Exercise instructions:
Repeat the whole listing exactly.

Given data:

==============================

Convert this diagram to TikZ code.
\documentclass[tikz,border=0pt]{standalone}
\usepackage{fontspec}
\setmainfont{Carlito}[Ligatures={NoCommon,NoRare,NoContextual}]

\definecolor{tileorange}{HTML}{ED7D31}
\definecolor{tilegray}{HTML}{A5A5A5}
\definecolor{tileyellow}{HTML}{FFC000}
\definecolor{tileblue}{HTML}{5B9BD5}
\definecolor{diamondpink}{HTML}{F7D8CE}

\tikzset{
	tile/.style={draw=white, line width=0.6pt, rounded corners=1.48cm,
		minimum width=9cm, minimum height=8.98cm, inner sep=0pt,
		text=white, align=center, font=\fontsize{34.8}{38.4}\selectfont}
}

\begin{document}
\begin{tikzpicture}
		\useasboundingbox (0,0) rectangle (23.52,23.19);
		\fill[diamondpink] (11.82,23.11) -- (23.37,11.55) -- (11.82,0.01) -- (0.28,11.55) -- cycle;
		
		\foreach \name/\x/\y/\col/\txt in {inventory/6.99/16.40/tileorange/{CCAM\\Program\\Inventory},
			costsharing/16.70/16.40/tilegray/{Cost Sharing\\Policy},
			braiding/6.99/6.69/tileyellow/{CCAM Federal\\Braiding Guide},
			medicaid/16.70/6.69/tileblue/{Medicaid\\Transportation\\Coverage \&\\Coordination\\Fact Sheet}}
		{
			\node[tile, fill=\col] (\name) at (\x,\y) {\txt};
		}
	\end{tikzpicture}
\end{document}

==============================

Expected answer:
Convert this diagram to TikZ code.
\documentclass[tikz,border=0pt]{standalone}
\usepackage{fontspec}
\setmainfont{Carlito}[Ligatures={NoCommon,NoRare,NoContextual}]

\definecolor{tileorange}{HTML}{ED7D31}
\definecolor{tilegray}{HTML}{A5A5A5}
\definecolor{tileyellow}{HTML}{FFC000}
\definecolor{tileblue}{HTML}{5B9BD5}
\definecolor{diamondpink}{HTML}{F7D8CE}

\tikzset{
	tile/.style={draw=white, line width=0.6pt, rounded corners=1.48cm,
		minimum width=9cm, minimum height=8.98cm, inner sep=0pt,
		text=white, align=center, font=\fontsize{34.8}{38.4}\selectfont}
}

\begin{document}
\begin{tikzpicture}
		\useasboundingbox (0,0) rectangle (23.52,23.19);
		\fill[diamondpink] (11.82,23.11) -- (23.37,11.55) -- (11.82,0.01) -- (0.28,11.55) -- cycle;
		
		\foreach \name/\x/\y/\col/\txt in {inventory/6.99/16.40/tileorange/{CCAM\\Program\\Inventory},
			costsharing/16.70/16.40/tilegray/{Cost Sharing\\Policy},
			braiding/6.99/6.69/tileyellow/{CCAM Federal\\Braiding Guide},
			medicaid/16.70/6.69/tileblue/{Medicaid\\Transportation\\Coverage \&\\Coordination\\Fact Sheet}}
		{
			\node[tile, fill=\col] (\name) at (\x,\y) {\txt};
		}
	\end{tikzpicture}
\end{document}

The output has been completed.